Fue en este solar que hoy ocupa el pueblo en donde Tolomeo y Tito Livio sitúan el importante y conocido hito viario conocido, también por godos y sarracenos, como “Oningis-Havia”. Fue durante los siglos que van del XIII al XV cuando, al construirse un torreón vigía entorno al año 1401, se puso el embrión del pueblo actual. Tras largos periodos de guerra, los Reyes Católicos concedieron a la aldea Cartas Pueblas, que se rigieran por el Fuero de Jaén y que actuaron de atractivo para la llegada de nuevos pobladores a comienzos del siglo XVI, quienes, principalmente, se instalaron en casas que construían en la ladera del torreón y manteniendo un pacto de protección y tareas agrícolas como esquema de convivencia hasta que por la escasez en las arcas de la Corona, el Rey vendió en 1640 la incipiente aldea a Íñigo Fernández de Córdoba y Mendoza, pasando posteriormente al Señorío de Torralba, al que sus titulares, con el tiempo, se adueñaron de otras muchas posesiones de alrededor. Con el absentismo de la Nobleza a finales del XX, las tierras quedaron abandonadas o siendo labradas con usos antiguos y escaso rendimiento. Lo que en su momento fueron ricas y prósperas tierras en Torrequebradilla, a mediados del siglo XIX Pascual Madoz las describe como “tierras de mala calidad, salitrosas y poco productivas; y un pueblo con un clima propenso a calenturas y tabardillos (...) y vejigas malignas”. Las fuertes diferencias de clase, ya mas suavizadas, y que se iniciaron el siglo XVII bajo la férula de la casa de Torralba, se aprecia al pasear por las calles y observar el trazado anárquico y pragmático de sus casas y de sus calles, aunque hoy le confiere cierto encanto tradicional. Si pone atención al callejear por la zona que se extiende sobre el cerro alto, verá cómo las casas y calles originales fueron levantadas aprovechando recodos o terrazas de la ladera sobre la que se alzaba lo que primero era torreón y, ya en el siglo XVII, Casa Palacio de los Torralba, edificio deteriorado y que en los últimos años perdió su simbolismo señorial, quedando, junto al templo de san Francisco de Paula, como uno de los monumentos emblemáticos del pueblo.

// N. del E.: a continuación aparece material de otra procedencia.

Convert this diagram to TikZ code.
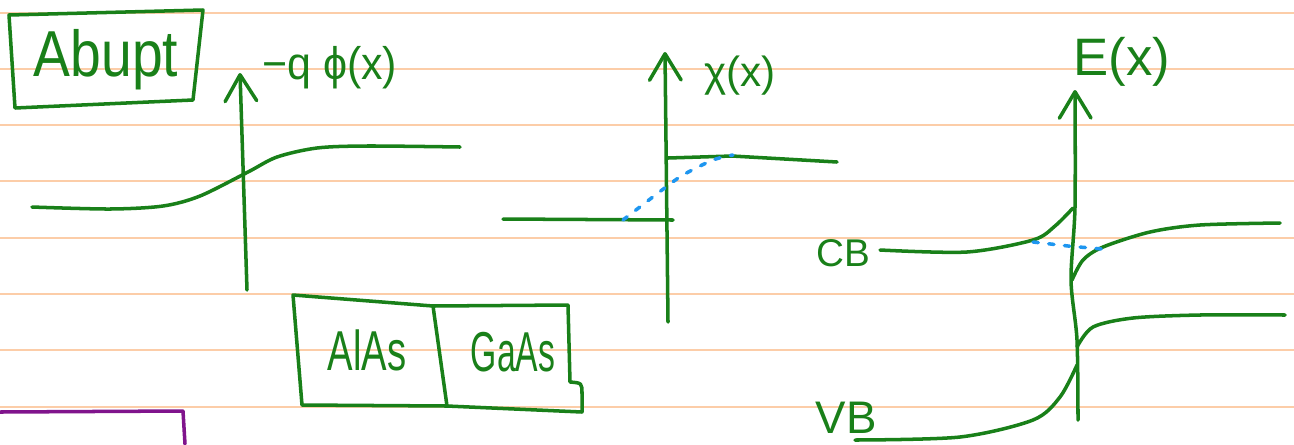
\documentclass[tikz,border=0pt]{standalone}
\usepackage{fontspec}
\setmainfont{Liberation Sans}
\usetikzlibrary{arrows.meta}

\definecolor{pen}{RGB}{25,128,25}
\definecolor{dashblue}{RGB}{30,150,240}
\definecolor{ruling}{RGB}{252,205,168}
\definecolor{purplepen}{RGB}{128,20,140}

\tikzset{
  ink/.style={pen, line width=2pt, line cap=round, line join=round},
  axis/.style={ink, -{Straight Barb[length=15pt,width=18pt,round]}},
  level/.style={dashblue, line width=2pt, line cap=round, dash pattern=on 3pt off 6pt},
  hand/.style={pen, inner sep=0pt},
}

\begin{document}
\begin{tikzpicture}[x=0.02cm, y=-0.02cm]
  \useasboundingbox (0,0) rectangle (1294,444);

  % Ruled paper
  \foreach \yy in {13,69,125,181,238,294,350,407}
    \draw[ruling, line width=0.6pt] (0,\yy) -- (1294,\yy);

  % Title box
  \node[hand, font=\fontsize{37}{40}\selectfont, xscale=0.85] (abupt) at (106,60) {Abupt};
  \draw[ink] (9,15) -- (203,10) -- (193,100) -- (15,108) -- cycle;

  % Potential -q phi(x)
  \coordinate (phibot) at (247,290);
  \coordinate (phitop) at (240,73);
  \draw[axis] (phibot) -- (phitop);
  \node[hand, font=\fontsize{26}{28}\selectfont, anchor=west, xscale=0.94] (philab) at (262,68) {−q ϕ(x)};
  \draw[ink] plot[smooth] coordinates {(32,207) (110,209) (163,206) (200,196) (248,172)
    (277,157) (317,148) (367,146) (460,147)};

  % Materials
  \node[hand, font=\fontsize{32}{34}\selectfont, xscale=0.68] (alas) at (367,350) {AlAs};
  \node[hand, font=\fontsize{32}{34}\selectfont, xscale=0.6] (gaas) at (513,352) {GaAs};
  \draw[ink] (293,295) -- (433,306) -- (568,305) -- (570,382)
    .. controls (582,383) .. (582,394) -- (582,412) -- (447,406) -- (302,405) -- cycle;
  \draw[ink] (433,306) -- (447,406);

  % Electron affinity chi(x)
  \coordinate (chibot) at (668,322);
  \coordinate (chitop) at (665,52);
  \draw[axis] (chibot) -- (chitop);
  \node[hand, font=\fontsize{24}{26}\selectfont] (chilab) at (740,76) {χ(x)};
  \draw[ink] (503,219) -- (673,220);
  \draw[ink] (668,158) -- (732,156) -- (837,162);
  \draw[level] plot[smooth] coordinates {(623,220) (645,203) (662,190) (683,175) (713,160) (733,155)};

  % Band diagram E(x)
  \coordinate (ebot) at (1078,420);
  \coordinate (etop) at (1075,90);
  \draw[axis] plot[smooth] coordinates {(ebot) (1077,340) (1071,280) (1075,207) (etop)};
  \node[hand, font=\fontsize{30}{32}\selectfont] (elab) at (1122,62) {E(x)};
  \node[hand, font=\fontsize{22}{24}\selectfont] (cb) at (843,253) {CB};
  \node[hand, font=\fontsize{26}{28}\selectfont] (vb) at (846,418) {VB};
  \draw[ink] plot[smooth] coordinates {(880,250) (967,252) (1033,240) (1055,226) (1073,208)};
  \draw[ink] plot[smooth] coordinates {(1072,280) (1083,260) (1103,247) (1150,232) (1200,225) (1280,223)};
  \draw[ink] plot[smooth] coordinates {(1077,347) (1093,327) (1133,318) (1200,315) (1285,315)};
  \draw[ink] plot[smooth] coordinates {(855,440) (960,437) (1033,420) (1060,397) (1077,365)};
  \draw[level] (1033,242) -- (1068,246) -- (1102,249);

  % Next box (cut off)
  \draw[ink, purplepen] (0,412) -- (183,411) -- (185,444);
\end{tikzpicture}
\end{document}
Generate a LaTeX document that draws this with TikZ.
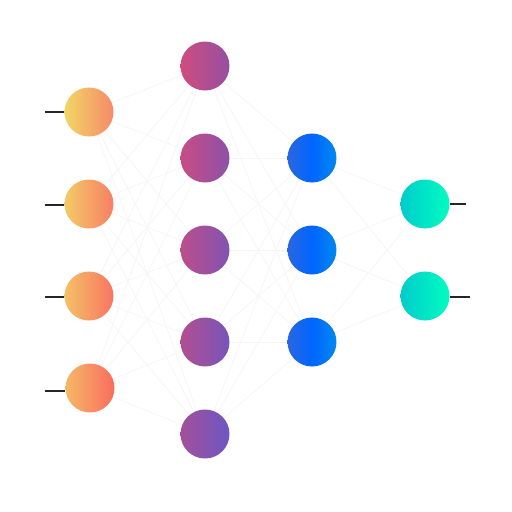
\documentclass[tikz,border=0pt]{standalone}
\usetikzlibrary{backgrounds}
\definecolor{inA}{HTML}{F2D666}
\definecolor{inB}{HTML}{F58A68}
\definecolor{inC}{HTML}{F5B866}
\definecolor{inD}{HTML}{FA6C60}
\definecolor{hidA}{HTML}{D04C80}
\definecolor{hidB}{HTML}{9450A0}
\definecolor{hidC}{HTML}{A4509A}
\definecolor{hidD}{HTML}{6C56C4}
\definecolor{blueA}{HTML}{2A66E0}
\definecolor{blueB}{HTML}{0066FF}
\definecolor{blueC}{HTML}{0088F0}
\definecolor{outA}{HTML}{00CCCC}
\definecolor{outB}{HTML}{00FCC0}
\tikzset{
  neuron/.style={circle, inner sep=0pt, minimum size=0.98cm},
  link/.style={draw=black!4, line width=0.45pt},
  lead/.style={draw=black!85, line width=0.6pt}
}
\begin{document}
\begin{tikzpicture}[x=0.02cm, y=-0.02cm]
    \useasboundingbox (0,0) rectangle (512,512);

    % Lapisan masukan
    \node[neuron, left color=inA, right color=inB] (i1) at (89,112) {};
    \node[neuron, left color=inA!60!inC, right color=inB!60!inD] (i2) at (89,204) {};
    \node[neuron, left color=inA!30!inC, right color=inB!30!inD] (i3) at (89,296) {};
    \node[neuron, left color=inC, right color=inD] (i4) at (90,388) {};

    % Lapisan tersembunyi pertama
    \node[neuron, left color=hidA, right color=hidB] (h1) at (205,66) {};
    \node[neuron, left color=hidA!80!hidC, right color=hidB!80!hidD] (h2) at (205,158) {};
    \node[neuron, left color=hidA!55!hidC, right color=hidB!55!hidD] (h3) at (205,250) {};
    \node[neuron, left color=hidA!30!hidC, right color=hidB!30!hidD] (h4) at (205,342) {};
    \node[neuron, left color=hidC, right color=hidD] (h5) at (205,434) {};

    % Lapisan tersembunyi kedua
    \foreach \k/\y in {1/158, 2/250, 3/342}
      \node[neuron, left color=blueA, right color=blueC, middle color=blueB] (b\k) at (312,\y) {};

    % Lapisan keluaran
    \node[neuron, left color=outA, right color=outB] (o1) at (425,204) {};
    \node[neuron, left color=outA, right color=outB] (o2) at (425,296) {};

    % Sambungan antar lapisan
    \begin{scope}[on background layer]
      \foreach \a in {1,...,4}
        \foreach \b in {1,...,5}
          \draw[link] (i\a.center) -- (h\b.center);
      \foreach \a in {1,...,5}
        \foreach \b in {1,...,3}
          \draw[link] (h\a.center) -- (b\b.center);
      \foreach \a in {1,...,3}
        \foreach \b in {1,2}
          \draw[link] (b\a.center) -- (o\b.center);
    \end{scope}

    % Garis masuk dan keluar
    \foreach \k/\y in {1/112, 2/205, 3/297, 4/391}
      \coordinate (x\k) at (45,\y);
    \draw[lead] (x1) -- (i1.west |- x1);
    \draw[lead] (x2) -- (i2.west |- x2);
    \draw[lead] (x3) -- (i3.west |- x3);
    \draw[lead] (x4) -- (i4.west |- x4);
    \coordinate (y1) at (466,204);
    \coordinate (y2) at (470,297);
    \draw[lead] (o1.east |- y1) -- (y1);
    \draw[lead] (o2.east |- y2) -- (y2);
\end{tikzpicture}
\end{document}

Y como último rasgo a destacar por curioso está relacionado con la creación, el 24 de abril de 1975, del nuevo municipio, “Villatorres”, anexionados ya los tres referidos y que hoy cuenta con 3.400 vecinos y 73 kilómetros cuadrados de termino municipal. ¡Valga esta anécdota!, ya acabando. El 28 de febrero de 1973, el entonces alcalde, José García de Almazán, junto a la totalidad de los concejales del pleno, aprobaba las doce bases sobre las que se regiría el nuevo municipio. El pleno, que apoyó que se estableciera en Villargordo el Ayuntamiento, “dado que dicha localidad cuenta con párroco, farmacéutico, veterinario, y Guardia Civil”, pidió a cambio dos cosas. La primera, que el nombre que se pusiera fuera “Villatorres” y, en segundo lugar, que “nada más crearse el nuevo municipio, se invirtieran obras de canalización de aguas en la localidad y la traída de agua potable a fuentes publicas y domicilios particulares. Y la razón era escueta y decía: “Toda vez que el que ha motivado la fusión de estos pueblos ha sido este pueblo de Torrequebradilla”.

Han pasado más de cuarenta años de la fusión y, lejos de producirse desintegración o perdida de viejas tradiciones, ha sucedido lo contrario, siendo cada vez más propuestas e iniciativas para seguir apoyando lo autóctono, como ha sido el estreno del himno local con letra de José Sánchez del Moral y música del director emérito de la Banda Municipal de Jaén, Manuel Vílchez. Otro paso más para asentar más las raíces y seguir mirando al horizonte.